Transcribe the whole listing without a single picture.
###
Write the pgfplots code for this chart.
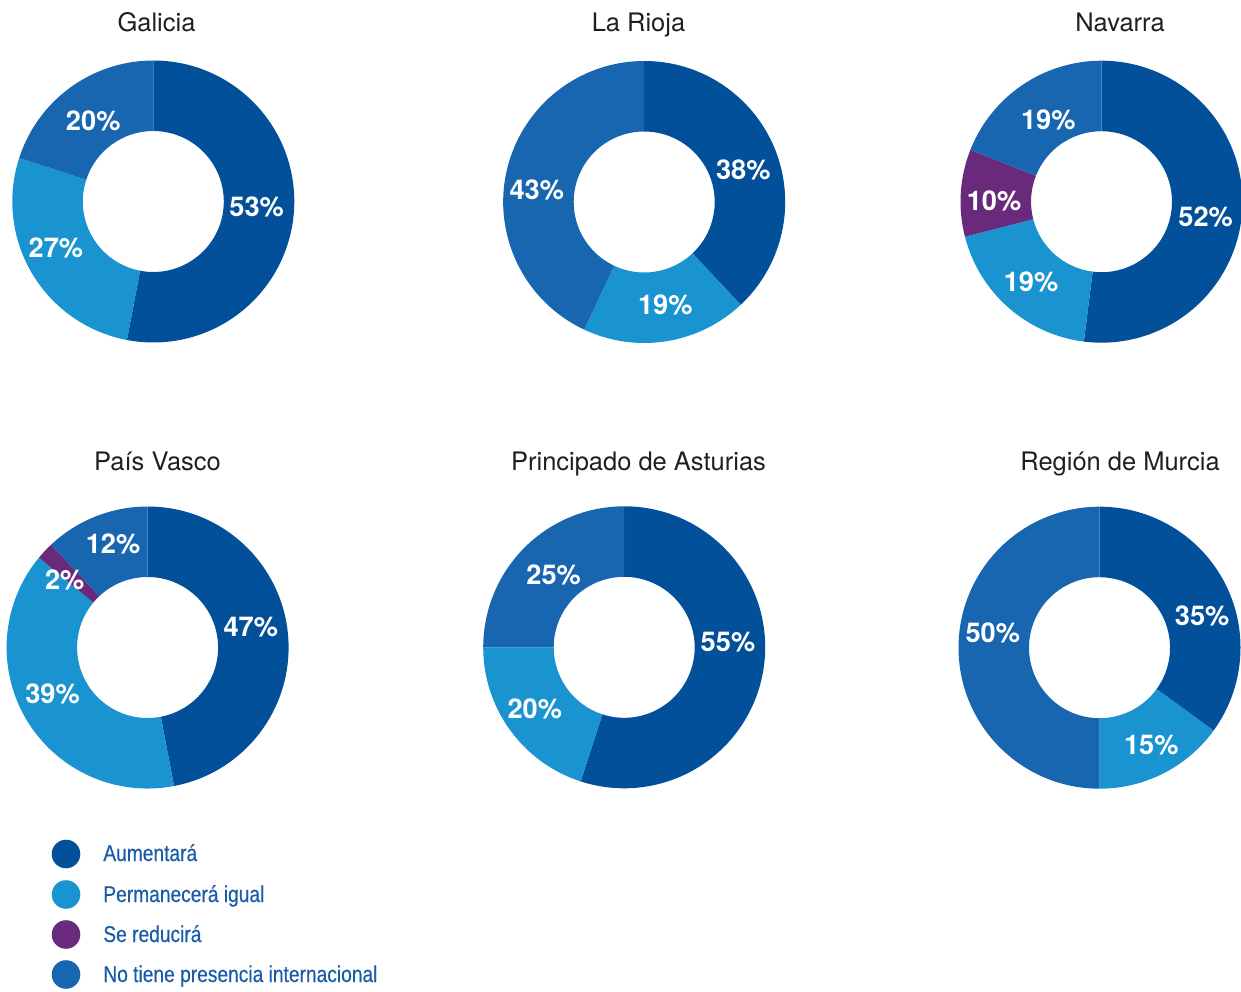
\documentclass[border=0pt]{standalone}
\usepackage{fontspec}
\setmainfont{TeX Gyre Heros}
\newfontfamily\legfont[FakeStretch=0.84,FakeBold=0.5]{Liberation Sans}
\usepackage{pgfplots}
\usepackage{pgfplotstable}
\pgfplotsset{compat=1.18}

\definecolor{cAum}{HTML}{03509A}
\definecolor{cPer}{HTML}{1A93D1}
\definecolor{cRed}{HTML}{6A2A7C}
\definecolor{cNo}{HTML}{1866B0}
\definecolor{cLeg}{HTML}{1A5CA8}

% order: Aumentara, Permanecera igual, Se reducira, No tiene presencia internacional
% val = share (%), col = colour, lx/ly = label position in units of the outer radius
\pgfplotstableread{
val col lx ly
53 cAum 0.733 -0.037
27 cPer -0.691 -0.332
0 cRed 0 0
20 cNo -0.426 0.570
}\galicia
\pgfplotstableread{
val col lx ly
38 cAum 0.703 0.227
19 cPer 0.150 -0.730
0 cRed 0 0
43 cNo -0.762 0.085
}\rioja
\pgfplotstableread{
val col lx ly
52 cAum 0.739 -0.106
19 cPer -0.500 -0.567
10 cRed -0.762 0.007
19 cNo -0.377 0.579
}\navarra
\pgfplotstableread{
val col lx ly
47 cAum 0.732 0.142
39 cPer -0.674 -0.331
2 cRed -0.588 0.480
12 cNo -0.245 0.735
}\vasco
\pgfplotstableread{
val col lx ly
55 cAum 0.736 0.040
20 cPer -0.634 -0.440
0 cRed 0 0
25 cNo -0.500 0.513
}\asturias
\pgfplotstableread{
val col lx ly
35 cAum 0.728 0.225
15 cPer 0.367 -0.690
0 cRed 0 0
50 cNo -0.757 0.102
}\murcia

\def\Runit{2.82cm}
\newcommand\donutslices[1]{%
\pgfplotsextra{%
 \pgfplotstablegetrowsof{#1}%
 \pgfmathtruncatemacro\nrows{\pgfplotsretval-1}%
 \gdef\cum{0}%
 \foreach \i in {0,...,\nrows}{%
   \pgfplotstablegetelem{\i}{val}\of{#1}\let\v\pgfplotsretval
   \pgfplotstablegetelem{\i}{col}\of{#1}\let\c\pgfplotsretval
   \pgfmathsetmacro\aa{90-3.6*\cum}%
   \pgfmathsetmacro\ab{90-3.6*(\cum+\v)}%
   \ifdim\v pt>0pt
   \fill[\c] (axis cs:{cos(\aa)},{sin(\aa)}) arc[start angle=\aa, end angle=\ab, radius=\Runit]
      -- (axis cs:{0.5*cos(\ab)},{0.5*sin(\ab)}) arc[start angle=\ab, end angle=\aa, radius=0.5*\Runit] -- cycle;
   \fi
   \pgfmathsetmacro\newcum{\cum+\v}\xdef\cum{\newcum}%
 }%
 \foreach \i in {0,...,\nrows}{%
   \pgfplotstablegetelem{\i}{val}\of{#1}\let\v\pgfplotsretval
   \pgfplotstablegetelem{\i}{lx}\of{#1}\let\lx\pgfplotsretval
   \pgfplotstablegetelem{\i}{ly}\of{#1}\let\ly\pgfplotsretval
   \ifdim\v pt>0pt
   \node[text=white, font=\bfseries\fontsize{15.5}{16}\selectfont, inner sep=0pt]
      at (axis cs:\lx,\ly) {\v\%};
   \fi
 }%
}}

\pgfplotsset{donut/.style={hide axis, x=2.82cm, y=2.82cm, xmin=-1, xmax=1, ymin=-1, ymax=1,
  anchor=center, clip=false}}

\begin{document}
\begin{tikzpicture}
\useasboundingbox (0,0) rectangle (24.82,19.82);

\begin{axis}[donut, at={(3.066cm,15.79cm)}]
\donutslices{\galicia}
\end{axis}
\begin{axis}[donut, at={(12.884cm,15.78cm)}]
\donutslices{\rioja}
\end{axis}
\begin{axis}[donut, at={(22.03cm,15.786cm)}]
\donutslices{\navarra}
\end{axis}
\begin{axis}[donut, at={(2.952cm,6.87cm)}]
\donutslices{\vasco}
\end{axis}
\begin{axis}[donut, at={(12.484cm,6.874cm)}]
\donutslices{\asturias}
\end{axis}
\begin{axis}[donut, at={(21.99cm,6.866cm)}]
\donutslices{\murcia}
\end{axis}

% titles
\begin{scope}[every node/.style={anchor=base, inner sep=0pt, font=\fontsize{14.5}{15}\selectfont, text=black!88}]
\node at (3.13,19.18) {Galicia};
\node at (12.77,19.18) {La Rioja};
\node at (22.40,19.18) {Navarra};
\node at (3.15,10.40) {País Vasco};
\node at (12.77,10.40) {Principado de Asturias};
\node at (22.40,10.40) {Región de Murcia};
\end{scope}

% legend
\fill[cAum] (1.32,2.74) circle (0.286);
\fill[cPer] (1.32,1.93) circle (0.286);
\fill[cRed] (1.32,1.13) circle (0.286);
\fill[cNo]  (1.32,0.33) circle (0.286);
\begin{scope}[every node/.style={anchor=base west, inner sep=0pt, font=\legfont\fontsize{13}{14}\selectfont, text=cLeg}]
\node at (2.06,2.60) {Aumentará};
\node at (2.06,1.78) {Permanecerá igual};
\node at (2.06,0.98) {Se reducirá};
\node at (2.06,0.18) {No tiene presencia internacional};
\end{scope}
\end{tikzpicture}
\end{document}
###
Completed task -
Write the pgfplots code for this chart.
\documentclass[border=0pt]{standalone}
\usepackage{fontspec}
\setmainfont{TeX Gyre Heros}
\newfontfamily\legfont[FakeStretch=0.84,FakeBold=0.5]{Liberation Sans}
\usepackage{pgfplots}
\usepackage{pgfplotstable}
\pgfplotsset{compat=1.18}

\definecolor{cAum}{HTML}{03509A}
\definecolor{cPer}{HTML}{1A93D1}
\definecolor{cRed}{HTML}{6A2A7C}
\definecolor{cNo}{HTML}{1866B0}
\definecolor{cLeg}{HTML}{1A5CA8}

% order: Aumentara, Permanecera igual, Se reducira, No tiene presencia internacional
% val = share (%), col = colour, lx/ly = label position in units of the outer radius
\pgfplotstableread{
val col lx ly
53 cAum 0.733 -0.037
27 cPer -0.691 -0.332
0 cRed 0 0
20 cNo -0.426 0.570
}\galicia
\pgfplotstableread{
val col lx ly
38 cAum 0.703 0.227
19 cPer 0.150 -0.730
0 cRed 0 0
43 cNo -0.762 0.085
}\rioja
\pgfplotstableread{
val col lx ly
52 cAum 0.739 -0.106
19 cPer -0.500 -0.567
10 cRed -0.762 0.007
19 cNo -0.377 0.579
}\navarra
\pgfplotstableread{
val col lx ly
47 cAum 0.732 0.142
39 cPer -0.674 -0.331
2 cRed -0.588 0.480
12 cNo -0.245 0.735
}\vasco
\pgfplotstableread{
val col lx ly
55 cAum 0.736 0.040
20 cPer -0.634 -0.440
0 cRed 0 0
25 cNo -0.500 0.513
}\asturias
\pgfplotstableread{
val col lx ly
35 cAum 0.728 0.225
15 cPer 0.367 -0.690
0 cRed 0 0
50 cNo -0.757 0.102
}\murcia

\def\Runit{2.82cm}
\newcommand\donutslices[1]{%
\pgfplotsextra{%
 \pgfplotstablegetrowsof{#1}%
 \pgfmathtruncatemacro\nrows{\pgfplotsretval-1}%
 \gdef\cum{0}%
 \foreach \i in {0,...,\nrows}{%
   \pgfplotstablegetelem{\i}{val}\of{#1}\let\v\pgfplotsretval
   \pgfplotstablegetelem{\i}{col}\of{#1}\let\c\pgfplotsretval
   \pgfmathsetmacro\aa{90-3.6*\cum}%
   \pgfmathsetmacro\ab{90-3.6*(\cum+\v)}%
   \ifdim\v pt>0pt
   \fill[\c] (axis cs:{cos(\aa)},{sin(\aa)}) arc[start angle=\aa, end angle=\ab, radius=\Runit]
      -- (axis cs:{0.5*cos(\ab)},{0.5*sin(\ab)}) arc[start angle=\ab, end angle=\aa, radius=0.5*\Runit] -- cycle;
   \fi
   \pgfmathsetmacro\newcum{\cum+\v}\xdef\cum{\newcum}%
 }%
 \foreach \i in {0,...,\nrows}{%
   \pgfplotstablegetelem{\i}{val}\of{#1}\let\v\pgfplotsretval
   \pgfplotstablegetelem{\i}{lx}\of{#1}\let\lx\pgfplotsretval
   \pgfplotstablegetelem{\i}{ly}\of{#1}\let\ly\pgfplotsretval
   \ifdim\v pt>0pt
   \node[text=white, font=\bfseries\fontsize{15.5}{16}\selectfont, inner sep=0pt]
      at (axis cs:\lx,\ly) {\v\%};
   \fi
 }%
}}

\pgfplotsset{donut/.style={hide axis, x=2.82cm, y=2.82cm, xmin=-1, xmax=1, ymin=-1, ymax=1,
  anchor=center, clip=false}}

\begin{document}
\begin{tikzpicture}
\useasboundingbox (0,0) rectangle (24.82,19.82);

\begin{axis}[donut, at={(3.066cm,15.79cm)}]
\donutslices{\galicia}
\end{axis}
\begin{axis}[donut, at={(12.884cm,15.78cm)}]
\donutslices{\rioja}
\end{axis}
\begin{axis}[donut, at={(22.03cm,15.786cm)}]
\donutslices{\navarra}
\end{axis}
\begin{axis}[donut, at={(2.952cm,6.87cm)}]
\donutslices{\vasco}
\end{axis}
\begin{axis}[donut, at={(12.484cm,6.874cm)}]
\donutslices{\asturias}
\end{axis}
\begin{axis}[donut, at={(21.99cm,6.866cm)}]
\donutslices{\murcia}
\end{axis}

% titles
\begin{scope}[every node/.style={anchor=base, inner sep=0pt, font=\fontsize{14.5}{15}\selectfont, text=black!88}]
\node at (3.13,19.18) {Galicia};
\node at (12.77,19.18) {La Rioja};
\node at (22.40,19.18) {Navarra};
\node at (3.15,10.40) {País Vasco};
\node at (12.77,10.40) {Principado de Asturias};
\node at (22.40,10.40) {Región de Murcia};
\end{scope}

% legend
\fill[cAum] (1.32,2.74) circle (0.286);
\fill[cPer] (1.32,1.93) circle (0.286);
\fill[cRed] (1.32,1.13) circle (0.286);
\fill[cNo]  (1.32,0.33) circle (0.286);
\begin{scope}[every node/.style={anchor=base west, inner sep=0pt, font=\legfont\fontsize{13}{14}\selectfont, text=cLeg}]
\node at (2.06,2.60) {Aumentará};
\node at (2.06,1.78) {Permanecerá igual};
\node at (2.06,0.98) {Se reducirá};
\node at (2.06,0.18) {No tiene presencia internacional};
\end{scope}
\end{tikzpicture}
\end{document}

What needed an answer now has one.